Ne yazık ki, İlker Başbuğ Paşa da,  Erdelhun Paşa Sendromuna yenik düştü. Herşey açığa çıkarken, o bunları görmemezlikten geldi. Darbecilerin suyuna gitti. Yer altına gizlenmiş lav silahına "boru" demek gafletinde bulundu. Islak imzalı darbe planlarına "kağıt parçası" deme aymazlığı gösterdi.

Bütün astları darbecilik suçlamasıyla Silivriye dolmuşken, üst olarak onun da orada yerini alması şaşılacak bir şey değil ama dediğim gibi, bizler "paşalar devri" nin çocukları olduğumuz için, bu tutuklamayı garipsiyoruz. Umarım bizden sonrakiler bu gariplik hissini hissetmeyecekler.

Tutuklama, Türkiyede başlayan bir sürecin devamı anlamına geliyor. Bu sürec, sivil siyaseti muktedir yapıyor. Ama, muhalefet partileri, yine öküzün altında buzağı arayarak "siyaset" yapıyorlar. Askeri vesayet sona erdikçe, yerini "sivil siyaset"( ne demekse) in aldığını iddia ediyorlar.

Bu arada, bir zamanlar Gevendelerin bile gizli gizli kamyon kasalarında şarkı söyleyebildikleri dönemlerin filmini yapan "Beynelmilel" sinemacı Sırrı Süreyya Önder, şimdi bulunduğu BDP içerisinde insanların üzerine yürüyor. Efelendikçe efeleniyor.

Bazı işlerin siyaset dışı ve siyaset üzeri olduğunu anlaması kolay değil, "paşalar devri çocukları" nın... Sırrı Süreyya da bunlardan biri... O da "onların çocukları"ndan... Bu yüzden, Meclis kürsüsünden inerek "hasmının" üzerine eşkiya yürüyüşü yapabiliyor. Ama, bu yürüyüşü neye borçlu olduğunu düşünmüyor.

Türkiye, düşe kalka yolunda yürüyor. Bu yürüyüş uzun bir yürüyüş elbette... Herkes nefesi yettiği kadar bu yürüyüşe iştirak edecek.

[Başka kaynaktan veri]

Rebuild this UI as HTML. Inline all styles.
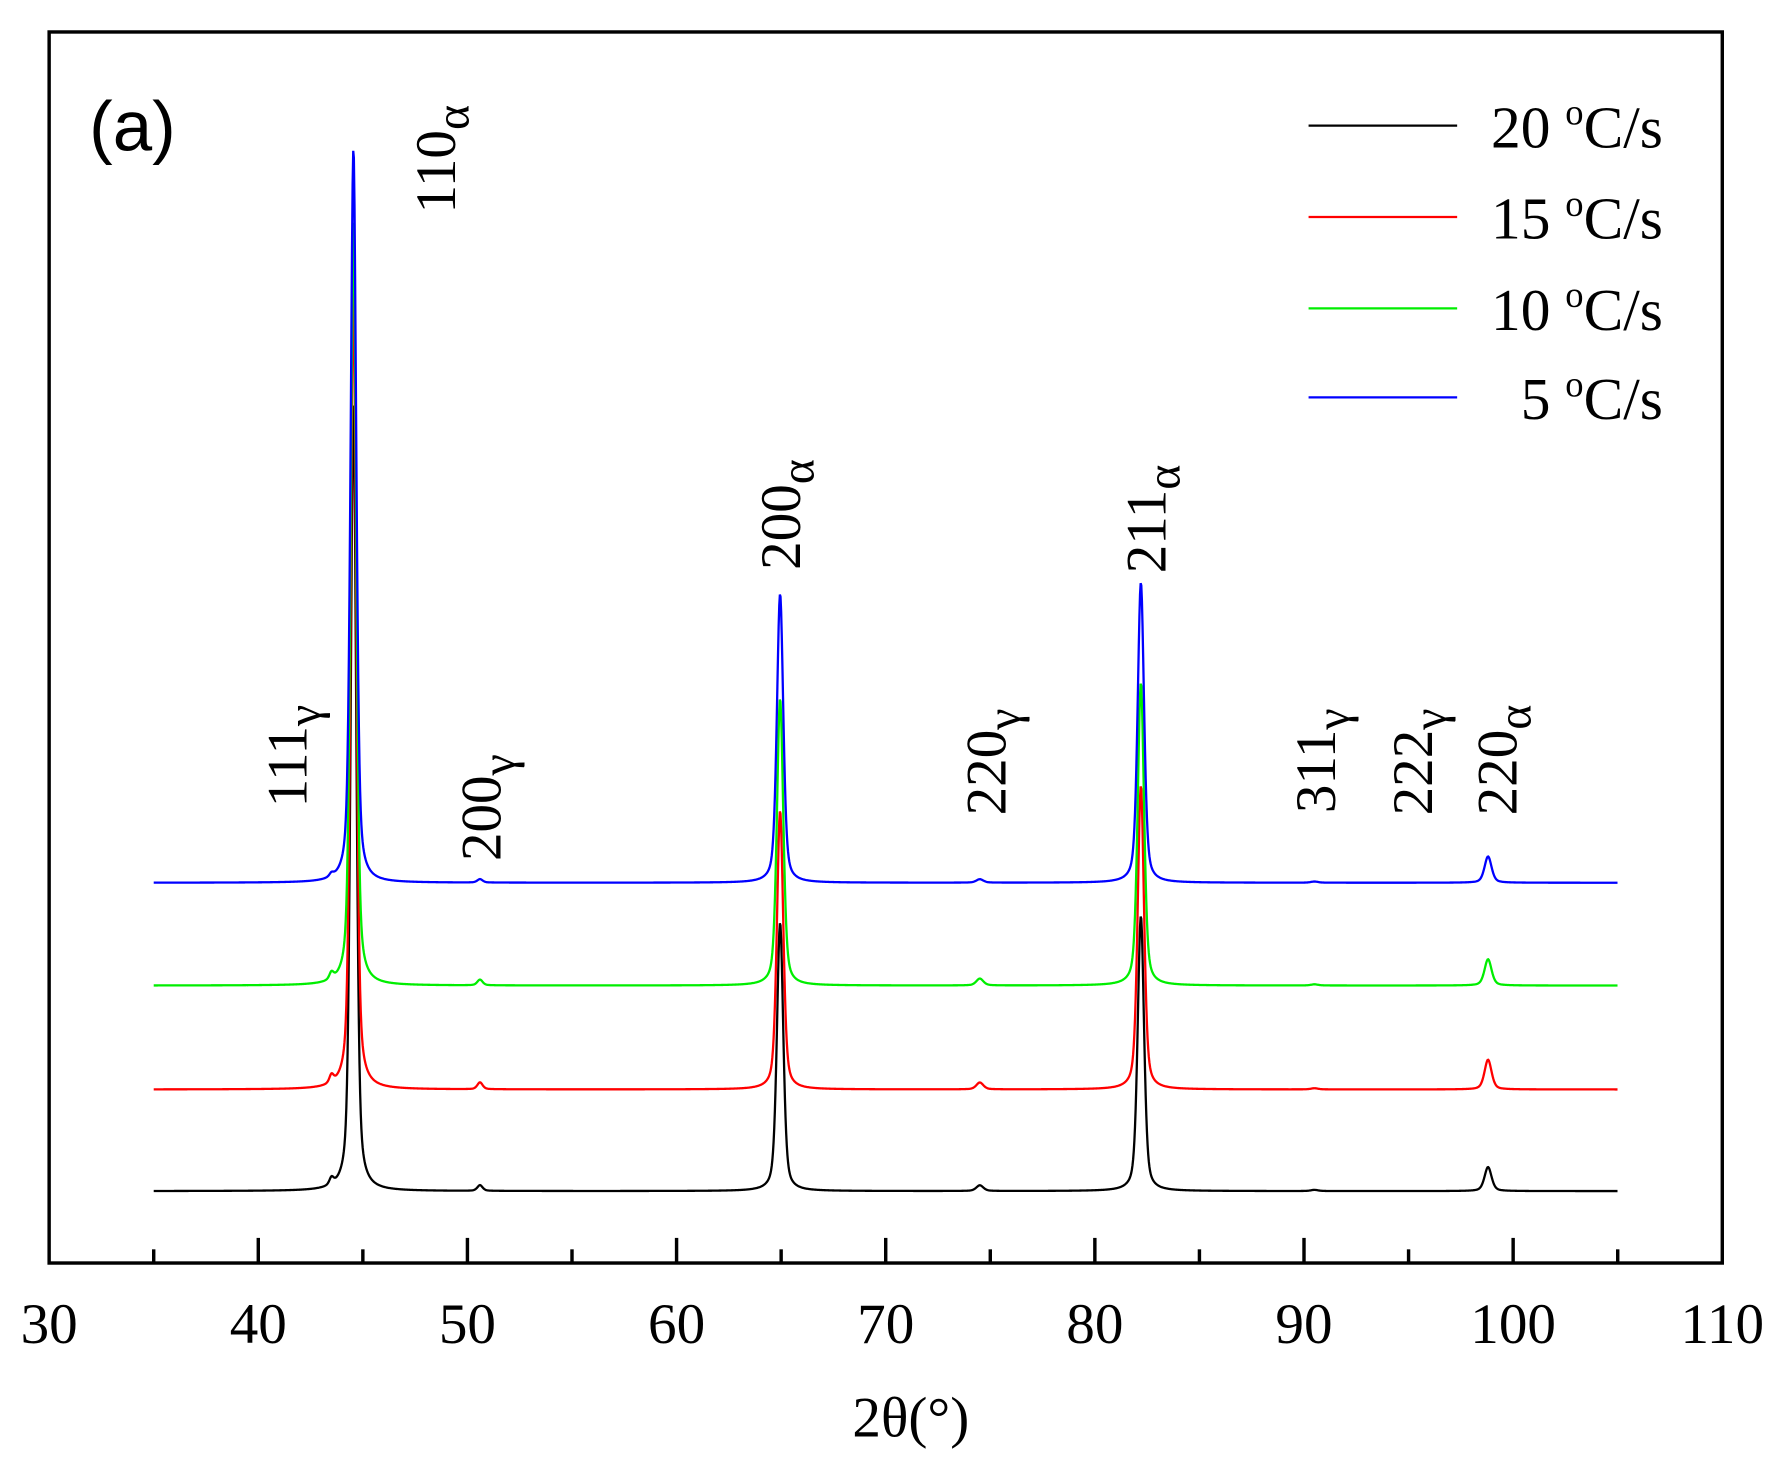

Nefesi kesilenler yarı yolda kalacak... Ama kervan yürümeyi sürdürecek.. Hayırlısı Allahtan!...

 
Toplam blog
: 1645
: 822
Kayıt tarihi
: 19.01.08
 
 

Edebiyat, kamu yönetimi ve gazetecilik tahsili... 27 yıllık eğitimcilik hayatından sonra emeklili..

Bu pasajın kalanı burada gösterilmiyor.